South Wales Police's facial recognition ruled lawful
Judicial review brought by Liberty concludes that the current legal framework governing police use of facial recognition is sufficient
South Wales Police's use of facial recognition technology has been deemed lawful in a ruling today by the High Court in London following a judicial review.
Civil rights group Liberty and local Cardiff resident Ed Bridges had challenged the deployment of facial recognition in the first legal challenge to UK police use of facial recognition technology. It was first used by South Wales Police in a trial during the Champions League Final at Cardiff's Millennium Stadium in June 2017.
In total, South Wales Police is believed to have scanned the faces of more than 500,000 members of the public. Bridges claimed that he had been scanned at least twice - on Queen Street in Cardiff in December 2017 and at a protest against the arms trade in March 2018.
Metropolitan Police has also trialled facial recognition, with less than convincing results.

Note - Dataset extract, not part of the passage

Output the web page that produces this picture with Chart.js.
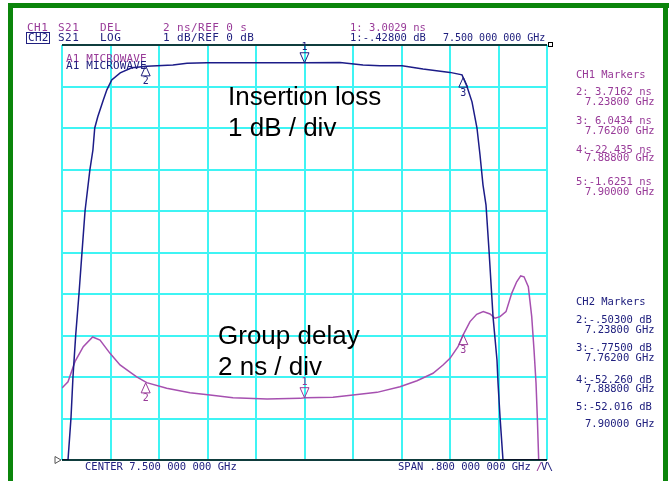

Liberty had claimed in court that facial recognition systems were little different from police fingerprinting or obtaining DNA, around which tight legal safeguards exist. However, the court ruled that while facial recognition might infringe upon people's privacy rights it wasn't unlawful per se.
The court declared that the current legal framework governing facial recognition is adequate, but ought to be subject to periodic review. Liberty, though, is campaigning for a complete ban on what it describes as an "authoritarian surveillance tool".
Liberty lawyer Megan Goulding said: "This disappointing judgment does not reflect the very serious threat that facial recognition poses to our rights and freedoms.
"Facial recognition is a highly intrusive surveillance technology that allows the police to monitor and track us all. It is time that the government recognised the danger this dystopian technology presents to our democratic values and banned its use. Facial recognition has no place on our streets."
Police use of facial recognition, Liberty added, involves the processing of sensitive, personal data of everyone who is scanned, not just those on a watchlist. The organisation has vowed to appeal.
South Wales Police typically use facial recognition in cameras attached to vans. These take scans of people's faces, making a biometric map of the face which is then run against a database of facial biometric maps. When a positive match is made, the image is flagged for a manual review. UK police have around 20 million mugshots in various databases.
South Wales Police is also planning to put the technology onto police mobile phones, which will make its use even more widespread.